John Schmitz arrived in Seattle less than a week after his daughter called him from Beth Adair's after the arrest. He brought her a car, an Audi Fox, and the promise that he'd stand by her. Mary Kay and Steve showed him the “peaceful coexistence” contract that had been drafted by the Jesuit priest that she and Steve had consulted when they first discovered she was pregnant by Vili.
“It was a contract based on respect for each other and the understanding that what must be done is done in the best interests of the children. There would be no reconciliation and the priest said he wouldn't even pray for a miracle to have us reconcile. We would transition the children to their new life, divorce, and they'd remain with me. I was their mother, their primary parent. After my father left, Steve ripped up the contract. He accused the priest of being in conspiracy with my family.”
“You won't get your way this time,” he said.
Chapter 41
HAD THERE REALLY ever been a graceful way out of the mess that Mary Kay and Steve Letourneau had made of their lives? It was a question that, once Mary Kay was arrested, Kate Stewart could never really answer with certainty. For a time—through Christmas, New Year's, Mary Kay's birthday, even the Valentine's Day a couple of weeks before the arrest—it seemed that there was, in fact, a little room for the concept that things could be worked out quietly and discreetly. But Kate felt that in the long run, it didn't seem possible that “Plan A” (as her former roommate described it) would ever really work: Steve and Mary Kay would divorce, she would quit her job, and Vili would move in with her and the kids. And they'd be one big happy family.
Plan B hadn't been any better. It was even more preposterous. Steve and Mary Kay would move away to raise Vili's baby in a new town, far from the prying eyes of those who knew them. It wasn't that Steve didn't love Mary Kay enough to do that; Kate and others knew that he worshiped her. But it wasn't up to him alone. His family would never stand for it and his ego wouldn't allow for accepting his wife's student's baby as his own. Once that little black-haired baby was born, it would be all over at the Letourneaus'.
Sometimes, Kate understood, people just can't look the other way. Even if it is in the best interest of everyone involved.
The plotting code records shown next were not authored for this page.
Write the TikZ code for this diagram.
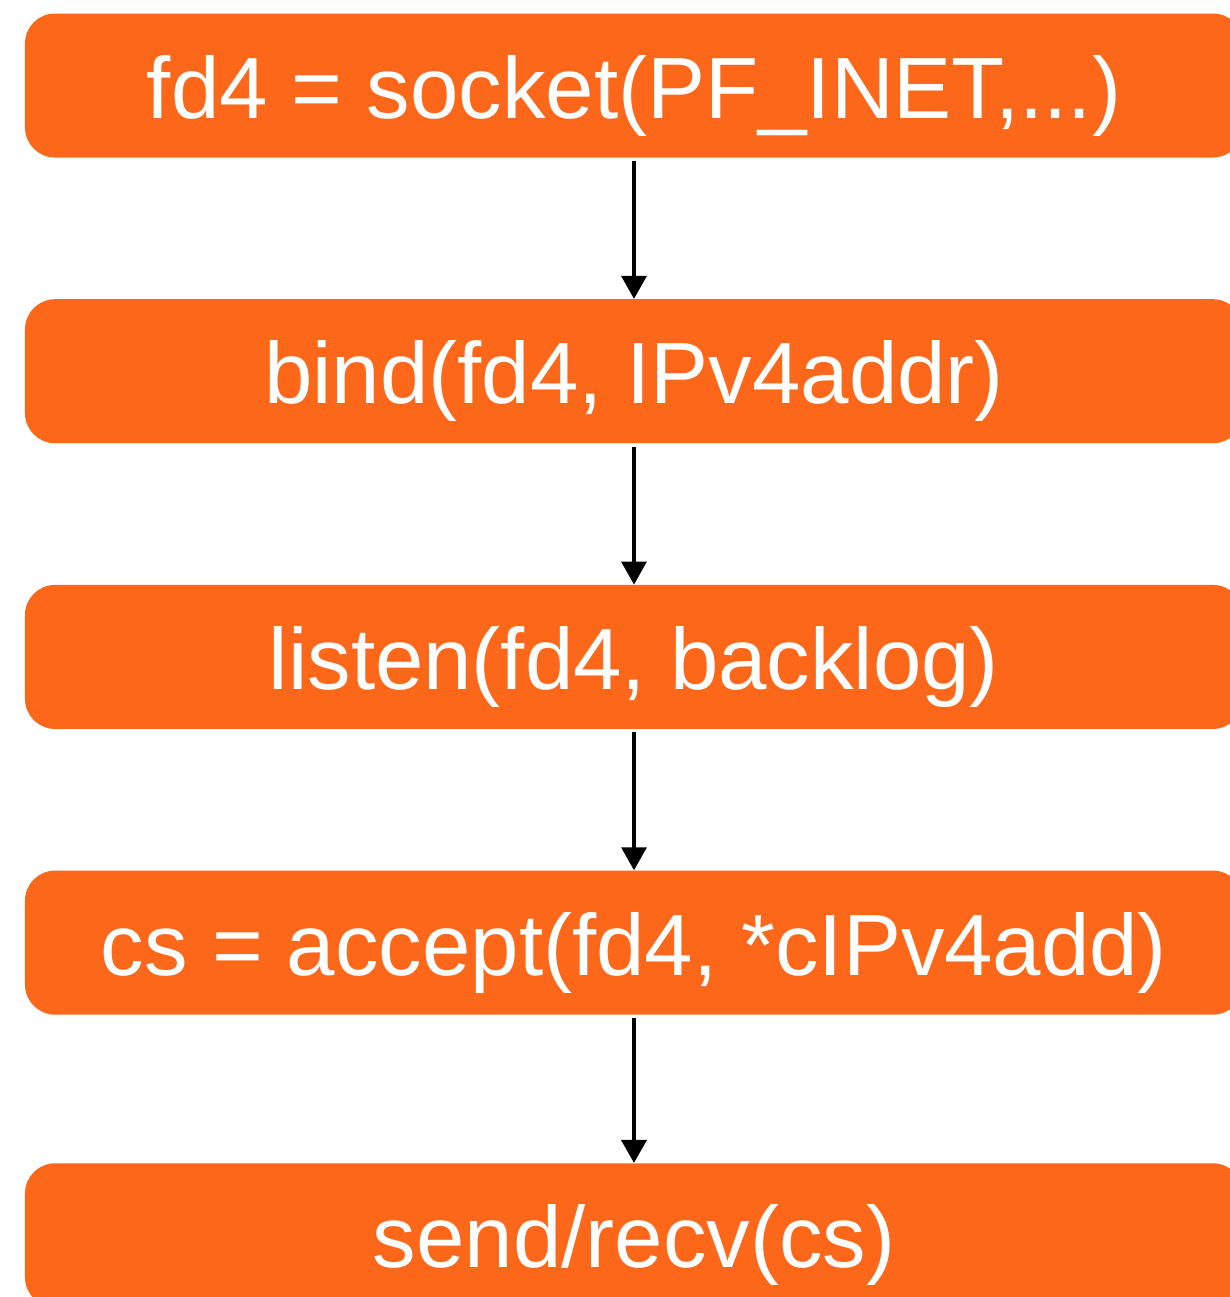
\documentclass[tikz,border=0pt]{standalone}
\usepackage{fontspec}
\setmainfont{Liberation Sans}
\usetikzlibrary{arrows.meta,positioning}
\definecolor{callorange}{RGB}{253,103,26}

\begin{document}
\begin{tikzpicture}[
    every node/.style={
        rectangle, fill=callorange,
        rounded corners=0.6cm,
        text=white,
        font=\fontsize{49.5}{58}\selectfont,
        minimum width=24.36cm,
        minimum height=2.88cm,
        text height=1.7cm, text depth=0.4cm,
        inner sep=0pt
    },
    node distance=2.82cm,
    flow/.style={-{Triangle[length=0.46cm,width=0.5cm]}, line width=2pt, black}
]
\clip (0,0) rectangle (24.6,-25.94);
\node (sock) at (12.68,-1.71) {fd4 = socket(PF\_INET,...)};
\node (bind) [below=of sock] {bind(fd4, IPv4addr)};
\node (listen) [below=of bind] {listen(fd4, backlog)};
\node (accept) [below=of listen] {cs = accept(fd4, *cIPv4add)};
\node (sendrecv) [below=2.96cm of accept] {send/recv(cs)};
\draw[flow] ([yshift=-0.06cm]sock.south) -- (bind.north);
\draw[flow] ([yshift=-0.06cm]bind.south) -- (listen.north);
\draw[flow] ([yshift=-0.06cm]listen.south) -- (accept.north);
\draw[flow] ([yshift=-0.06cm]accept.south) -- (sendrecv.north);
\end{tikzpicture}
\end{document}
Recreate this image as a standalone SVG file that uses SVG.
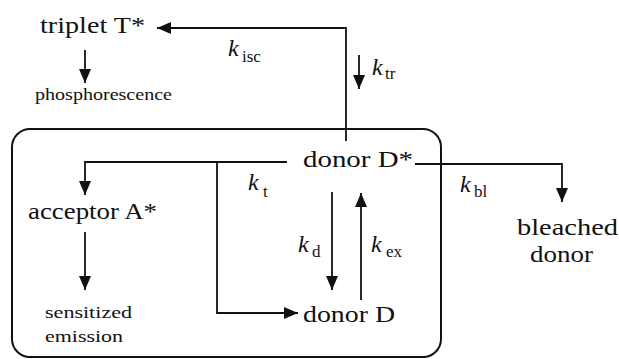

Kate could only hope that the divorce between Mary Kay and Steve would be swift and involve as little finger-pointing as possible. Finger-pointing would lead to defensiveness; defensiveness would lead to nothing but trouble. In reality, this was a divorce for which there was plenty of blame to go around.
But if Steve Letourneau was in turmoil, much of it his own doing. And certainly, there had to be a measure of guilt thrown into the mix. Steve hadn't been exactly faithful. If he was smart, he'd be the last one to throw any stones.
“The marriage had broken down to the point where she didn't even know where he was,” Kate said later. “They could probably have swapped sex stories if they had to or were in the mood to at home. It was out in the open between them. At one point he was going to be gone and told her that he was going to see a girlfriend.”
“Now that's all right? You're okay with this?” Steve asked.
“Fine,” she answered.
But it wasn't fine. Mary Kay had reached out to a sixth-grader. Yes, Kate knew, over the years there had been transgressions on both sides. There had always been the understanding, however, that when the night was done, both Steve and Mary Kay would return home. If Steve hadn't strayed, maybe Mary Kay wouldn't have been so inclined to do the same.
During the weeks and months before she and Vili crossed the line to the point of no return, Mary Kay Letourneau was falling apart and her husband was seemingly oblivious.
When Kate and Mary Kay started talking after the two-year hiatus of their friendship, the subject of sex with Steve came up. Mary Kay said that it had never been that great with her husband. The revelation surprised Kate. She had always assumed that sex was the glue that bonded their marriage. But it was more than just mundane sex that troubled her. Steve wasn't the man of Mary Kay's dreams. He had no conviction. No passion.